Jalan Kreatif 12 Sastrawan


Buku ini memuat proses kreatif 12 sastrawan Indonesia terkemuka, antara lain: Linus Suryadi AG, Darmanto Jatman, Titis Basino P.I., Rendra, Saini K.M.,B.Soelarto, Toety Heraty, Y.B.Mangunwijaya, Muhammad Ali, Ramadhan K.H.,Utuy T.Sontani, dan Achdiat K. Mihardja. Kedua belas sastrawan tersebut bercerita tentang bagaimana mereka menghasilkan karya-karya yang tak lekang zaman. Mari kita simak satu persatu.

Linus Suryadi AG, penyair yang dikenal luas berkat karya monumentalnya Pengakuan Pariyem ini mengaku mulai menulis puisi sejak 1970. Ia belajar secara otodidak dengan banyak membaca karya penyair-penyair hebat lalu membandingkannya dengan karyanya sendiri. Ahasil, ia merasa puisi-puisi bikinannya sangat buruk. Tetapi ia terus belajar dengan cara membandingkan seperti itu. Mencoba terus menulis dan membandingkan. Ketika puisi-puisinya sudah ia anggap membaik, ia semakin meningkatkan mutu bacaan-bacaannya. Ia melahap karya Conrad Aiken hingga T.S.Eliot. dengan cara seperti inilah, setahun kemudian sajak pertamanya dimuat di majalah Basis. Linus yang juga mengatakan bahwa masa-masa produktifnya meroket di bulan-bulan yang berakhir dengan suku kata “ber” mengaku tidak pernah memikirkan tujuan atau amanat atau harapan yang ingin dicapai ketika sedang menulis. Ia mementingkan proses terlebih dahulu, menulis mengikuti kata hati terlebih dahulu baru merumuskan tujuan setelah tulisan selesai.

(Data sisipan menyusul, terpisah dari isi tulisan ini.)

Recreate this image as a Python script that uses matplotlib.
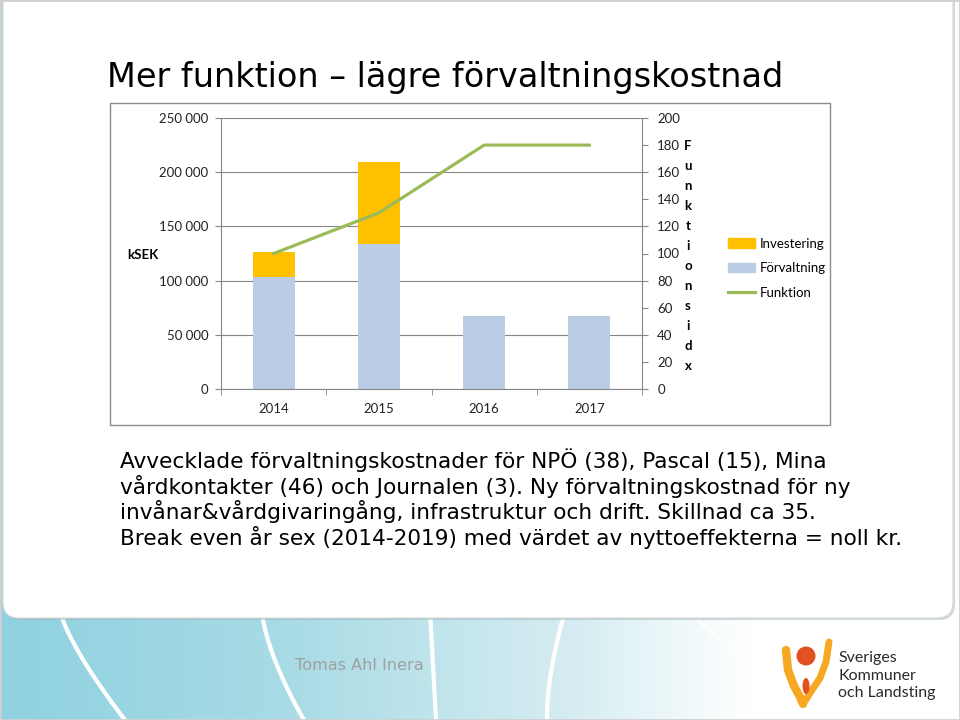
import numpy as np
import matplotlib.pyplot as plt
from matplotlib.patches import FancyBboxPatch, Rectangle, Circle, Ellipse, Patch
from matplotlib.lines import Line2D
from matplotlib.ticker import FuncFormatter

# data
years = ['2014', '2015', '2016', '2017']
forvaltning = [103000, 134000, 67500, 67500]
investering = [23500, 75500, 0, 0]
funktion = [100, 130, 180, 180]
left_ticks = [0, 50000, 100000, 150000, 200000, 250000]
right_ticks = [0, 20, 40, 60, 80, 100, 120, 140, 160, 180, 200]

title = 'Mer funktion \u2013 lägre förvaltningskostnad'
body = ['Avvecklade förvaltningskostnader för NPÖ (38), Pascal (15), Mina',
        'vårdkontakter (46) och Journalen (3). Ny förvaltningskostnad för ny',
        'invånar&vårdgivaringång, infrastruktur och drift. Skillnad ca 35.',
        'Break even år sex (2014-2019) med värdet av nyttoeffekterna = noll kr.']

c_inv = '#FFC000'
c_forv = '#B9CDE5'
c_funk = '#9BBB59'
c_grid = '#868686'
chart_font = 'Lato'

fig = plt.figure(figsize=(9.6, 7.2), dpi=100)

# slide background (pixel coordinates)
bg = fig.add_axes([0, 0, 1, 1])
bg.set_xlim(0, 960)
bg.set_ylim(720, 0)
bg.axis('off')

t = np.linspace(0, 1, 400)
r = np.interp(t, [0, 0.3, 0.6, 0.78, 1], [0.56, 0.66, 0.84, 1.0, 1.0])
g = np.interp(t, [0, 0.3, 0.6, 0.78, 1], [0.82, 0.86, 0.93, 1.0, 1.0])
b = np.interp(t, [0, 0.3, 0.6, 0.78, 1], [0.88, 0.90, 0.95, 1.0, 1.0])
grad = np.dstack([r, g, b])
bg.imshow(grad, extent=(0, 960, 720, 0), aspect='auto', zorder=0)

# white swooshes at the bottom
s = np.linspace(0, 1, 50)
bg.plot(60 + 65 * s ** 1.3, 610 + 110 * s, color='white', lw=3, zorder=1)
bg.plot(262 + 42 * s ** 1.5, 610 + 110 * s, color='white', lw=3, zorder=1)
bg.plot(430 + 6 * s, 610 + 110 * s, color='white', lw=3, zorder=1)
bg.plot(565 - 18 * np.sin(s * np.pi / 2), 610 + 110 * s, color='white', lw=3, zorder=1)
bg.plot(690 + 60 * s, 610 + 50 * s ** 0.8, color='white', lw=2.5, alpha=0.8, zorder=1)

# content panel
bg.add_patch(FancyBboxPatch((5, -30), 950, 650, boxstyle='round,pad=0,rounding_size=16',
                            fc='#9ab3bb', ec='none', alpha=0.5, zorder=1.5))
bg.add_patch(FancyBboxPatch((3, -30), 950, 648, boxstyle='round,pad=0,rounding_size=16',
                            fc='white', ec='#d8d8d8', lw=0.8, zorder=2))
bg.add_patch(Rectangle((0, 0), 960, 720, fc='none', ec='#d0d0d0', lw=2, zorder=5))

# chart frame
bg.add_patch(Rectangle((110, 103), 720, 322, fc='white', ec='#8c8c8c', lw=1, zorder=3))

bg.text(107, 87, title, fontsize=24.1, family='DejaVu Sans', va='baseline', zorder=4)
for i, line in enumerate(body):
    bg.text(120, 468 + 25.7 * i, line, fontsize=15.55, family='DejaVu Sans',
            va='baseline', zorder=4)

bg.text(295, 665, 'Tomas Ahl Inera', fontsize=11.6, family='DejaVu Sans', color='#a0a0a0',
        va='center', zorder=4)

# logo
bg.plot([786, 788, 794, 800, 803], [650, 670, 686, 697, 704], color='#F7A823', lw=6,
        solid_capstyle='round', zorder=4)
bg.plot([803, 812, 820, 826, 829], [704, 690, 678, 662, 642], color='#F7A823', lw=5,
        solid_capstyle='round', zorder=4)
bg.add_patch(Circle((806, 656), 9.5, fc='#E2501F', ec='none', zorder=5))
bg.add_patch(Ellipse((806, 686), 7, 16, fc='#E2501F', ec='none', zorder=5))
for i, w in enumerate(['Sveriges', 'Kommuner', 'och Landsting']):
    bg.text(838, 658 + 17.5 * i, w, fontsize=11.5, family='Lato', color='#2a2a2a',
            va='center', zorder=4)

# chart
ax = fig.add_axes([221 / 960, 1 - 389 / 720, 421 / 960, 271 / 720])
ax.patch.set_visible(False)
x = np.arange(len(years))
ax.bar(x, forvaltning, width=0.4, color=c_forv, zorder=2)
ax.bar(x, investering, width=0.4, bottom=forvaltning, color=c_inv, zorder=2)
ax.set_xlim(-0.5, len(years) - 0.5)
ax.set_ylim(0, 250000)
ax.set_yticks(left_ticks)
ax.yaxis.set_major_formatter(FuncFormatter(lambda v, p: f'{int(v):,}'.replace(',', ' ')))
ax.yaxis.grid(True, color=c_grid, lw=0.8)
ax.set_axisbelow(True)
ax.set_xticks(x)
ax.set_xticklabels(years)
ax.set_xticks(np.arange(len(years) + 1) - 0.5, minor=True)
ax.tick_params(axis='x', which='major', length=0, pad=10)
ax.tick_params(axis='x', which='minor', length=4, color=c_grid, direction='out')
ax.tick_params(axis='y', length=4, color=c_grid, pad=5)
for spine in ['top', 'right']:
    ax.spines[spine].set_visible(False)
for spine in ['left', 'bottom']:
    ax.spines[spine].set_color(c_grid)

ax2 = ax.twinx()
ax2.plot(x, funktion, color=c_funk, lw=2.3, zorder=3)
ax2.set_ylim(0, 200)
ax2.set_yticks(right_ticks)
ax2.tick_params(axis='y', length=4, color=c_grid, pad=7)
for spine in ['top', 'left', 'bottom']:
    ax2.spines[spine].set_visible(False)
ax2.spines['right'].set_color(c_grid)

for a in (ax, ax2):
    for lab in a.get_xticklabels() + a.get_yticklabels():
        lab.set_fontfamily(chart_font)
        lab.set_fontsize(9.5)
        lab.set_color('#222222')

bg.text(143, 255, 'kSEK', fontsize=9.5, family=chart_font, fontweight='bold',
        ha='center', va='center', zorder=4)
for i, ch in enumerate('Funktionsidx'):
    bg.text(688, 146 + 20 * i, ch, fontsize=9.5, family=chart_font, fontweight='bold',
            ha='center', va='center', zorder=4)

handles = [Patch(color=c_inv), Patch(color=c_forv), Line2D([], [], color=c_funk, lw=2.3)]
leg = ax.legend(handles, ['Investering', 'Förvaltning', 'Funktion'],
                loc='upper left', bbox_to_anchor=(721 / 960, 1 - 231 / 720),
                bbox_transform=fig.transFigure, frameon=False, borderpad=0,
                handlelength=2.1, handleheight=0.7, handletextpad=0.3,
                labelspacing=0.95, prop={'family': chart_font, 'size': 9.5})

fig.savefig('out.png', dpi=100)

Seperti halnya Linus Suryadi, Darmanto Jatman juga seorang penyair. Ia mengaku banyak menulis sajak yang terinspirasi dari perasaannya sendiri, kadang dari kata-kata atau gabungan kata seperti misalnya frasa “hanya daun” yang menurutnya banyak dipakai dalam sajak-sajaknya. Terkadang ia menulis sajak juga karena didorong hasrat untuk berdialog, bahkan ia pernah membuat sajak berbentuk dialog dibantu Kuntowijoyo dan Y.B.Mangunwijaya.

Mengenai Titis Basino P.I., baginya menulis hanyalah pekerjaan sambil-lalu untuk mengisi waktu dan juga untuk menyampaikan pesan orang lain yang tidak sempat diungkap di publik. Namun demikian, tulisan Titis Basino dimuat juga dibeberapa media. Menariknya, Titis tidak mengambil honor yang diberikan redaksi dan ampaknya ia memiliki idealisme yang tinggi dalam kerja kepengarangannya. Itu terbukti dari perkataannya: “Memperhatikan kemauan pembaca atau redaksi bukanlah ukuran seorang penulis yang baik. Kita menulis apa adanya semampu pemikiran kita dan setelah kita lempar ke masyarakat, merekalah yang berhak menilai. Jadi, kita tidak perlu menjaga tulisan kita itu sebagaimana kita membesarkan seorang bocah.” Sepertinya saya agak setuju dengan pendapatnya ini.

Idealisme Titis mungkin juga diwarisi Rendra sehingga dari tangan si burung merak ini lahir karya-karya emas yang terkenal. Sebut saja diantaranya Sajak-Sajak Sepatu TuaNyanyian Angsa, dan Malam Stanza. Karya-karya Rendra selalu lahir dari penghayatan yang dalam terhadap fenomena kehidupan sosial-politik-ekonomi juga penghayatan terhadap alam dan lingkungan. Tetapi di luar itu, Rendra tetap tidak melupakan riset dan data yang valid untuk memperkaya dan memperkuat karya-karyanya.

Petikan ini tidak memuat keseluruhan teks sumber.